Insecticide applications had fallen from 3.4 times per farmer per season to just once, a decrease of 72 percent. The number of farmers who believed that insecticides would bring higher yields had fallen from 83 percent to 13 percent, and the number who believed that insecticides, as well as killing rice pests, would kill the natural enemies of the pests had risen from 29 percent to 79 percent.

At the same time, the gross rice output of the Mekong Delta increased from 11 to 14 million tons per year. One of the leaders of the campaign, IRRI entomologist Dr. Kong Luen Heong, believes that insecticide use can be further reduced by another 50 percent without affecting rice production.

Dr. Mew faced the same problems in Yunnan. "They were using huge quantities of fungicide to combat blast," he said, "sometimes spraying a single crop six or seven times. We didn't know what kind of environmental damage that was causing."
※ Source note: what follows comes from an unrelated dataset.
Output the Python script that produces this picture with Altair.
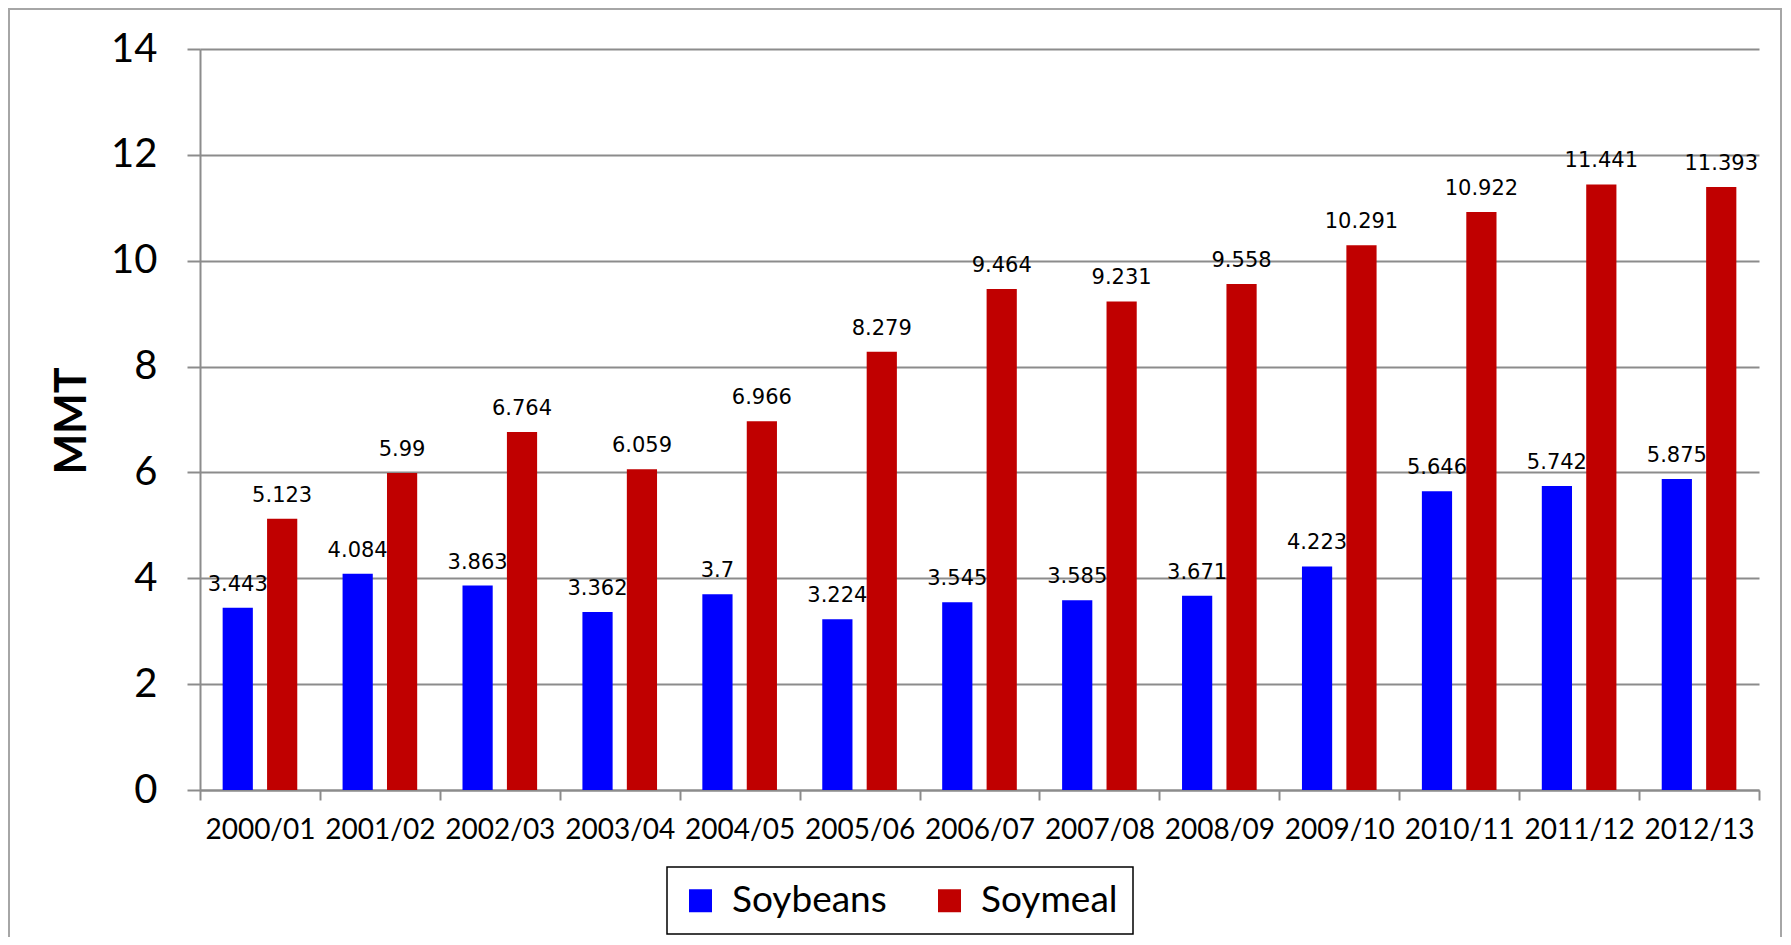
import altair as alt
import pandas as pd

years = ["2000/01", "2001/02", "2002/03", "2003/04", "2004/05", "2005/06", "2006/07",
         "2007/08", "2008/09", "2009/10", "2010/11", "2011/12", "2012/13"]
soybeans = [3.443, 4.084, 3.863, 3.362, 3.7, 3.224, 3.545, 3.585, 3.671, 4.223, 5.646, 5.742, 5.875]
soymeal = [5.123, 5.99, 6.764, 6.059, 6.966, 8.279, 9.464, 9.231, 9.558, 10.291, 10.922, 11.441, 11.393]
series = ["Soybeans", "Soymeal"]
colors = ["#0000FF", "#C00000"]
y_ticks = [0, 2, 4, 6, 8, 10, 12, 14]

rows = []
for i, yr in enumerate(years):
    rows.append({"year": yr, "series": series[0], "value": soybeans[i], "label": str(soybeans[i])})
    rows.append({"year": yr, "series": series[1], "value": soymeal[i], "label": str(soymeal[i])})
df = pd.DataFrame(rows)

grid_color = "#8c8c8c"

x_enc = alt.X(
    "year:N", sort=years, title=None,
    scale=alt.Scale(paddingInner=0, paddingOuter=0),
    axis=alt.Axis(labelAngle=0, labelFont="Lato", labelFontSize=28, labelColor="black",
                  labelPadding=16, tickSize=10, tickWidth=2, tickColor=grid_color,
                  tickBand="extent", domainColor=grid_color, domainWidth=2, grid=False),
)
xo_enc = alt.XOffset("series:N", sort=series,
                     scale=alt.Scale(paddingInner=0.32, paddingOuter=0.51))
y_enc = alt.Y(
    "value:Q", title="MMT",
    scale=alt.Scale(domain=[0, 14], nice=False),
    axis=alt.Axis(values=y_ticks, labelFont="Lato", labelFontSize=40, labelColor="black",
                  labelPadding=30, tickSize=13, tickWidth=2, tickColor=grid_color,
                  domainColor=grid_color, domainWidth=2, grid=True, gridColor=grid_color,
                  gridWidth=2, titleFont="Lato", titleFontSize=43, titleFontWeight="bold",
                  titleColor="black", titleAngle=270, titleAlign="center",
                  titleBaseline="middle", titleX=-128, titleY=371.5),
)

bars = alt.Chart(df).mark_bar().encode(
    x=x_enc, xOffset=xo_enc, y=y_enc,
    color=alt.Color(
        "series:N", sort=series,
        scale=alt.Scale(domain=series, range=colors),
        legend=alt.Legend(orient="none", legendX=467, legendY=818, direction="horizontal",
                          title=None, strokeColor="black", fillColor="white",
                          padding=15, symbolType="square", symbolSize=529,
                          symbolStrokeWidth=0, labelFont="Lato", labelFontSize=37,
                          labelColor="black", labelOffset=13, columnPadding=44),
    ),
)

labels = alt.Chart(df).mark_text(
    font="DejaVu Sans", fontSize=21, color="black", baseline="alphabetic", dy=-17
).encode(
    x=alt.X("year:N", sort=years), xOffset=alt.XOffset("series:N", sort=series),
    y=alt.Y("value:Q"), text=alt.Text("label:N"),
)

frame = alt.Chart(pd.DataFrame({"f": [0]})).mark_rect(
    fill=None, stroke="#a6a6a6", strokeWidth=2, clip=False
).encode(
    x=alt.value(-191), x2=alt.value(1581), y=alt.value(-40), y2=alt.value(980)
)

chart = alt.layer(frame, bars, labels).properties(
    width=1559, height=741,
    padding={"left": 192, "top": 41, "right": 24, "bottom": 147},
    autosize=alt.AutoSizeParams(type="none"),
    background="white",
).configure_view(stroke=None).configure_legend(strokeWidth=1.5)

chart.save("out.html", embed_options={"renderer": "svg", "actions": False})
Three years ago, IRRI began working in the province with the Yunnan Agricultural University as well as the national agricultural research systems (NARS) in Thailand, Vietnam, and the Philippines to try to overcome the problem.

The scientists reasoned that, in a massive, single-variety rice crop, such as that grown in the Red River Valley of Yunnan, a single disease such as blast could easily explode into an epidemic. After the pathogen adapted itself to the physiology of one plant, it was then ready and able to attack the remainder of the crop. If there was biodiversity in the crop, however, and if dissimilar plants surrounded the pathogen, it was unlikely to achieve a population explosion.

"Our challenge was to simulate a situation in which natural resistance to pests or diseases was diversified through a varietal deployment strategy in actual rice farming, " Dr. Mew said. "We focused on interplanting or growing different varieties of rice in the same field. At the beginning, doubt and skepticism existed."

But an experiment in 1997 covering a few hectares suggested that interplanting could achieve 92 to 99 percent control of rice blast as well as attain an unexpected double success by boosting farmers' yields, which increased by half a ton to 1 ton per hectare.

In 1998, 812 hectares were planted with hybrid rice and glutinous rice, four rows of one and one row of the other. The crop was sprayed with fungicide only once. Yields reached 9 tons of hybrid rice and nearly 1 ton of glutinous rice per hectare. Even more impressive was the fact that, within the interplanted crop, the incidence of blast fell to 5 percent from a common level of 55 percent and the yield loss dropped from 28 percent to nothing at all.

In 1999, the area grew to 3,342 hectares, and the farmers involved boasted that interplanting was providing them with about US$150 more income per hectare. By the end of 2000, the IRRI-Yunnan research team plans to extend the scheme to cover up to 60,000 hectares and continue to expand it into the Philippines, Thailand, and other rice-producing nations.

IRRI's director general, Ronald P. Cantrell, says that this success, coupled with the earlier work in Vietnam by Dr. Heong, is clear evidence of IRRI's and the rice industry's commitment to ensuring a cleaner, greener environment. "The days of unsustainable high-input rice production are a thing of the past," Dr. Cantrell says. "At IRRI, we are focused on sustainable increases in production that are not only friendly to the environment but, most importantly, help farmers achieve a better quality of life."